JupyterHub like any true orchestration engine has many moving parts.

  • The Hub
    • Authentication
    • Jupyter Config
    • Spawners
    • Database
  • Configurable HTTP Proxy
  • Single User Notebook Servers

JupyterHub is a tornado process that is heart of JupyterHub. Tornado is a python based web framework and async networking library. Check which version of Tornado library is used within JupyterHub version of your choice as the switch from coroutines/yield to async await isn’t done systematically and may cause issues, mainly within custom handlers which need to have async await but is not supported by jupyter hub in the chosen version.

how it works

The details about how JupyterHub works is mentioned here.

To customize JupyterHub there are different authenticators and spawners to choose from, also one can write their own authenticators and spawners and add to the jupyter config file to be used at the startup.

Also, there are multiple ways to do the same thing in these thus will have to probablry go through the source code or different stack overflow/discource posts to figure out what yoy want to do with custom authenticators and spawners. One thing to note is, passing variables from authenticator to spawners is quite common and this can be done using auth_state. This is a special JSON serializable dictionary which should be set in the authenticate method within the Custom Authenticator this can be directly read within Custom Spawner using auth_state_hookreference_here which is implemented within most of the spawners.

Also there is a seperate way to pass strings from authenticators to spawner using environment variable within the pre_spawn_hook within Authenticator this is listed as promoted method to pass auth_state although you can only pass strings or byte like characters to it as they are stored as environment variables.

Also, JupyterHub stores session related details in a local sqlite database, these are used for operating the Hub. This can be replaced by a RDBMS as per instructions here. This database can be changed to any other supported database such as postgres if needed. It is recommmended to change the database in production to some other managed solution as the sqlite solution can be non-deterministic/untrustworthy and has issues in cases when there isn’t enough storageg space for it work properly.


Jupyter Configurable Http Proxy

This is an nodeJs based proxy which also shows as chp pod when deployed within Kubernetes.
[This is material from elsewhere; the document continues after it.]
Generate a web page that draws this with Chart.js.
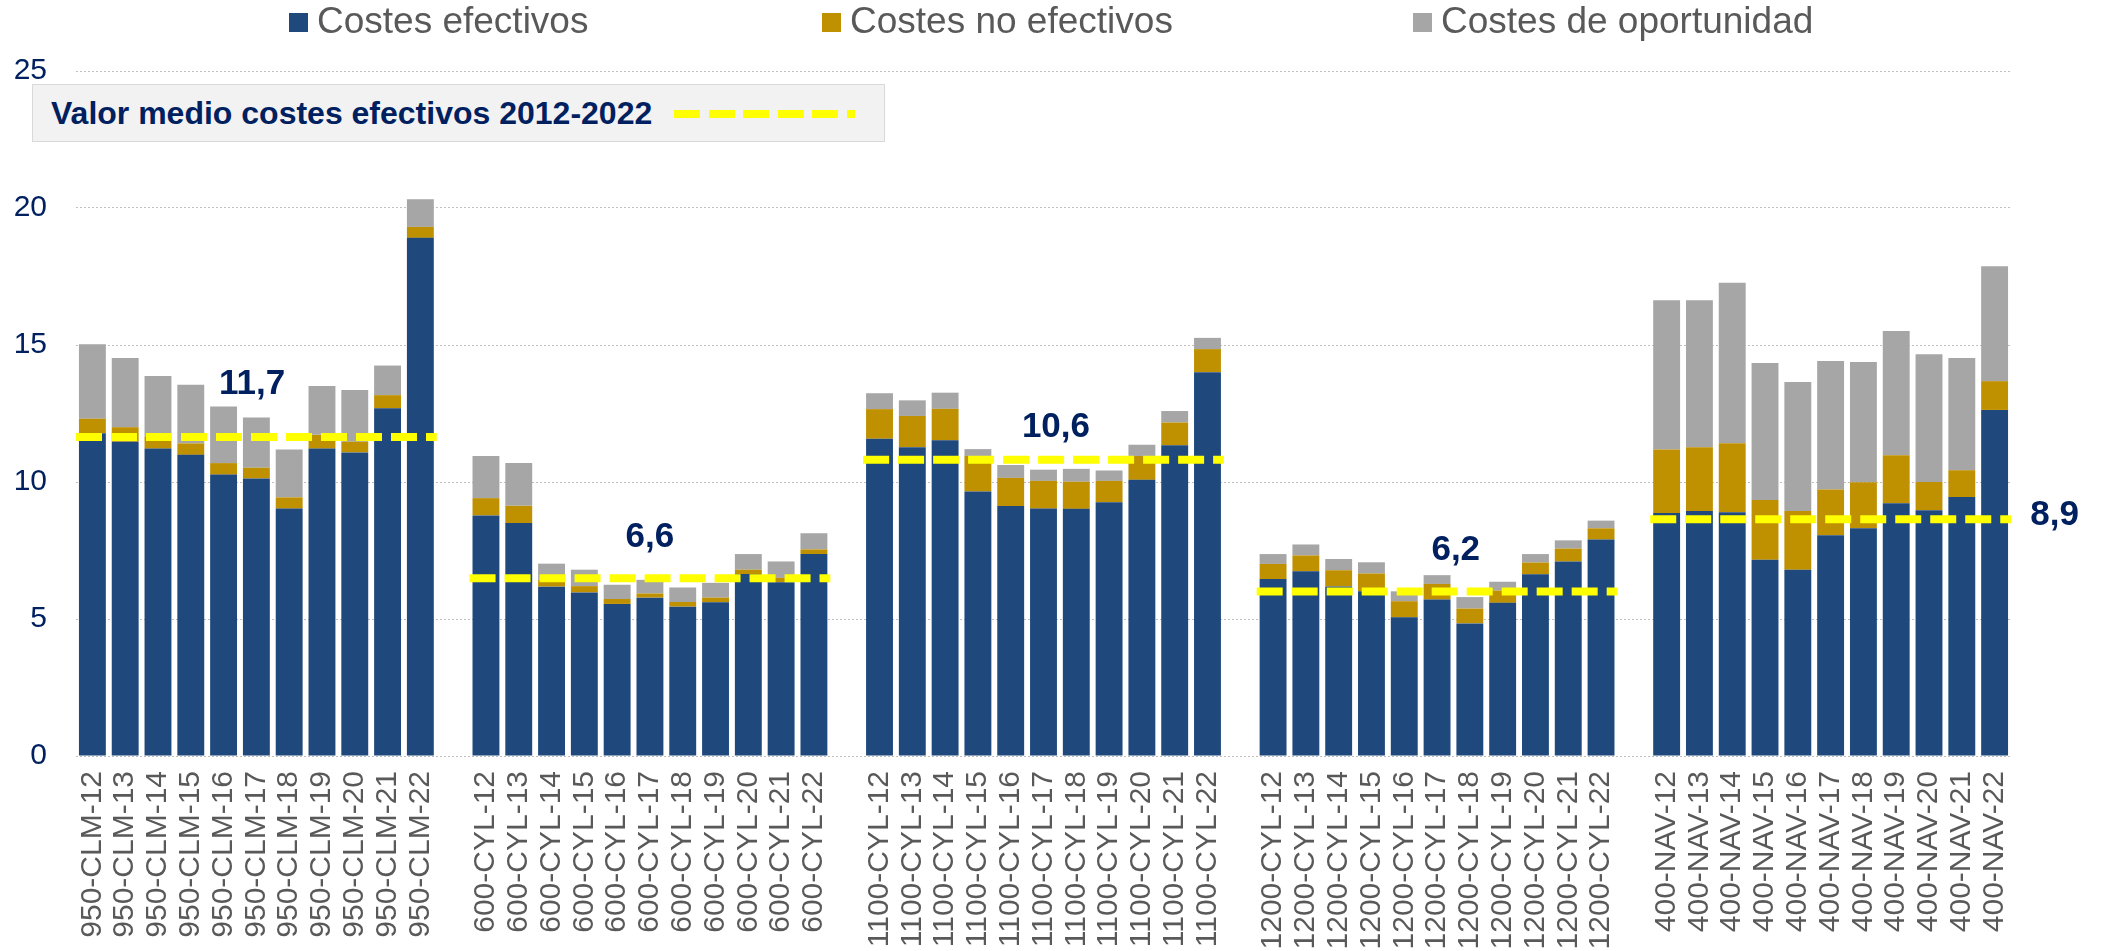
<!DOCTYPE html>
<html lang="es">
<head>
<meta charset="utf-8">
<title>Costes por explotación</title>
<script src="https://cdn.jsdelivr.net/npm/chart.js@4.4.1/dist/chart.umd.min.js"></script>
<style>
  html, body { margin: 0; padding: 0; background: #fff; }
  #contenedor { position: relative; width: 2102px; height: 951px; font-family: "Liberation Sans", Arial, sans-serif; }
  #grafica { position: absolute; left: 0; top: 0; }
  .leyenda-item { position: absolute; top: 2px; font-size: 37px; line-height: 37px; color: #595959; white-space: nowrap; }
  .leyenda-item span.caja { display: inline-block; width: 19px; height: 19px; margin-right: 9px; vertical-align: 1px; }
  #caja-media { position: absolute; left: 32px; top: 84px; width: 851px; height: 56px; background: #f2f2f2; border: 1px solid #d9d9d9; }
  #caja-media .texto { position: absolute; left: 18px; top: 11px; font-size: 32px; line-height: 34px; font-weight: bold; color: #002060; white-space: nowrap; }
  #caja-media .raya { position: absolute; left: 641px; top: 25px; width: 181px; height: 8px;
    background: repeating-linear-gradient(to right, #ffff00 0 26px, transparent 26px 34.6px); }
</style>
</head>
<body>
<div id="contenedor">
  <canvas id="grafica" width="2102" height="951"></canvas>
  <div class="leyenda-item" style="left:289px"><span class="caja" style="background:#1f497d"></span>Costes efectivos</div>
  <div class="leyenda-item" style="left:822px"><span class="caja" style="background:#bf9000"></span>Costes no efectivos</div>
  <div class="leyenda-item" style="left:1413px"><span class="caja" style="background:#a6a6a6"></span>Costes de oportunidad</div>
  <div id="caja-media"><div class="texto">Valor medio costes efectivos 2012-2022</div><div class="raya"></div></div>
</div>
<script>
// explotaciones y años (un hueco vacío entre grupos)
const grupos = ['950-CLM', '600-CYL', '1100-CYL', '1200-CYL', '400-NAV'];
const anios = ['12', '13', '14', '15', '16', '17', '18', '19', '20', '21', '22'];

// valores, un bloque de 11 años por grupo
const costesEfectivos = [
  11.78, 11.47, 11.22, 10.99, 10.27, 10.13, 9.03, 11.22, 11.08, 12.69, 18.91,
  8.78, 8.50, 6.18, 5.97, 5.55, 5.78, 5.45, 5.61, 6.64, 6.34, 7.37,
  11.58, 11.27, 11.52, 9.65, 9.12, 9.03, 9.02, 9.26, 10.08, 11.34, 14.01,
  6.46, 6.74, 6.19, 6.01, 5.06, 5.71, 4.84, 5.59, 6.63, 7.10, 7.90,
  8.87, 8.94, 8.90, 7.16, 6.80, 8.06, 8.31, 9.22, 8.97, 9.45, 12.63
];
const costesNoEfectivos = [
  0.53, 0.53, 0.44, 0.42, 0.42, 0.39, 0.41, 0.50, 0.39, 0.48, 0.40,
  0.63, 0.63, 0.24, 0.23, 0.18, 0.15, 0.17, 0.17, 0.16, 0.16, 0.17,
  1.08, 1.14, 1.15, 1.30, 1.03, 1.01, 0.99, 0.78, 0.87, 0.83, 0.84,
  0.55, 0.58, 0.59, 0.65, 0.59, 0.57, 0.54, 0.45, 0.43, 0.47, 0.41,
  2.32, 2.33, 2.51, 2.18, 2.14, 1.67, 1.68, 1.76, 1.03, 0.98, 1.05
];
const costesOportunidad = [
  2.72, 2.53, 2.21, 2.14, 2.07, 1.83, 1.75, 1.78, 1.89, 1.08, 1.01,
  1.54, 1.56, 0.60, 0.60, 0.52, 0.50, 0.53, 0.54, 0.57, 0.60, 0.59,
  0.58, 0.57, 0.59, 0.25, 0.47, 0.41, 0.47, 0.38, 0.41, 0.42, 0.41,
  0.36, 0.40, 0.41, 0.41, 0.36, 0.32, 0.42, 0.32, 0.31, 0.30, 0.28,
  5.44, 5.36, 5.86, 5.00, 4.71, 4.69, 4.39, 4.53, 4.66, 4.10, 4.19
];

// valor medio de costes efectivos 2012-2022 por grupo (posición de la línea y etiqueta)
const valorMedio = [11.64, 6.49, 10.81, 6.0, 8.64];
const etiquetaMedio = ['11,7', '6,6', '10,6', '6,2', '8,9'];

const yTicks = [0, 5, 10, 15, 20, 25];

// montar categorías con huecos
const categorias = [];
const serieEfectivos = [], serieNoEfectivos = [], serieOportunidad = [];
grupos.forEach((g, gi) => {
    if (gi > 0) {
        categorias.push('');
        serieEfectivos.push(null);
        serieNoEfectivos.push(null);
        serieOportunidad.push(null);
    }
    anios.forEach((a, ai) => {
        const k = gi * anios.length + ai;
        categorias.push(g + '-' + a);
        serieEfectivos.push(costesEfectivos[k]);
        serieNoEfectivos.push(costesNoEfectivos[k]);
        serieOportunidad.push(costesOportunidad[k]);
    });
});

// línea de la media: desde el borde izquierdo del primer año hasta el borde derecho del último
const paso = anios.length + 1;
const puntosMedia = [];
grupos.forEach((g, gi) => {
    const inicio = gi * paso;
    puntosMedia.push({ x: inicio - 0.5, y: valorMedio[gi] });
    puntosMedia.push({ x: inicio + anios.length - 0.5, y: valorMedio[gi] });
    puntosMedia.push({ x: inicio + anios.length, y: null });
});

// sitio de las etiquetas de la media (en coordenadas de datos)
const sitioEtiquetas = [
    { x: 4.87, y: 13.57 },
    { x: 17.0, y: 7.98 },
    { x: 29.38, y: 11.99 },
    { x: 41.57, y: 7.5 },
    { x: 59.83, y: 8.78 }
];

const etiquetasPlugin = {
    id: 'etiquetasMedia',
    afterDatasetsDraw(chart) {
        const ctx = chart.ctx;
        const xs = chart.scales.xLin;
        const ys = chart.scales.y;
        ctx.save();
        ctx.font = 'bold 35px "Liberation Sans", Arial, sans-serif';
        ctx.fillStyle = '#002060';
        ctx.textAlign = 'center';
        ctx.textBaseline = 'middle';
        etiquetaMedio.forEach((t, i) => {
            ctx.fillText(t, xs.getPixelForValue(sitioEtiquetas[i].x), ys.getPixelForValue(sitioEtiquetas[i].y));
        });
        ctx.restore();
    }
};

const ctx = document.getElementById('grafica').getContext('2d');
new Chart(ctx, {
    type: 'bar',
    data: {
        labels: categorias,
        datasets: [
            {
                type: 'line',
                label: 'Valor medio costes efectivos 2012-2022',
                data: puntosMedia,
                xAxisID: 'xLin',
                borderColor: '#ffff00',
                borderWidth: 8,
                borderDash: [26, 9],
                borderCapStyle: 'butt',
                pointRadius: 0,
                spanGaps: false,
                fill: false,
                order: 0
            },
            { label: 'Costes efectivos', data: serieEfectivos, backgroundColor: '#1f497d', stack: 'c', grouped: false, order: 1 },
            { label: 'Costes no efectivos', data: serieNoEfectivos, backgroundColor: '#bf9000', stack: 'c', grouped: false, order: 1 },
            { label: 'Costes de oportunidad', data: serieOportunidad, backgroundColor: '#a6a6a6', stack: 'c', grouped: false, order: 1 }
        ]
    },
    options: {
        responsive: false,
        animation: false,
        devicePixelRatio: 1,
        layout: { padding: { top: 71, right: 91, left: 0, bottom: 0 } },
        datasets: {
            bar: { categoryPercentage: 1.0, barPercentage: 0.82 }
        },
        plugins: {
            legend: { display: false },
            tooltip: { enabled: false }
        },
        scales: {
            x: {
                stacked: true,
                grid: { display: false, drawTicks: false },
                border: { display: false },
                ticks: {
                    autoSkip: false,
                    minRotation: 90,
                    maxRotation: 90,
                    padding: 15,
                    color: '#595959',
                    font: { family: '"Liberation Sans", Arial, sans-serif', size: 30 }
                },
                afterFit(scale) { scale.height = 195; }
            },
            xLin: {
                type: 'linear',
                display: false,
                offset: false,
                grid: { offset: false },
                bounds: 'data',
                min: -0.5,
                max: categorias.length - 0.5
            },
            y: {
                stacked: true,
                min: 0,
                max: 25,
                afterBuildTicks(scale) { scale.ticks = yTicks.map(v => ({ value: v })); },
                grid: { color: '#bfbfbf', lineWidth: 1, drawTicks: false },
                border: { display: false, dash: [2, 2] },
                ticks: {
                    padding: 29,
                    color: '#002060',
                    font: { family: '"Liberation Sans", Arial, sans-serif', size: 30 }
                },
                afterFit(scale) { scale.width = 76; }
            }
        }
    },
    plugins: [etiquetasPlugin]
});
</script>
</body>
</html>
It’s managed by Hub and it’s main focus is to first redirect all requests to hub for authentication and then once a user’s notebook server is up, redirect the requests onto it. This can be replaced by custom implementations as well (ningx, envoy etc..) which are more scalable and better suited for use with Kubernetes. References here.


JupyterHub-SingleUser

This is an individual notebook server which gets spawned from JupyterHub for any user. This environment can be customized to any individual needs by installing packages, configuring IPython or JupyterLab, adding conda environments as kernels. detailed instructions here.

Jupyter connects to individual kernels using long lived websocket connections, for which tornado framework is suitable. Any open notebook will open a websocket connection from browser to single user notebook, this is listed within the logs for single user notebook and any activity is listed there in.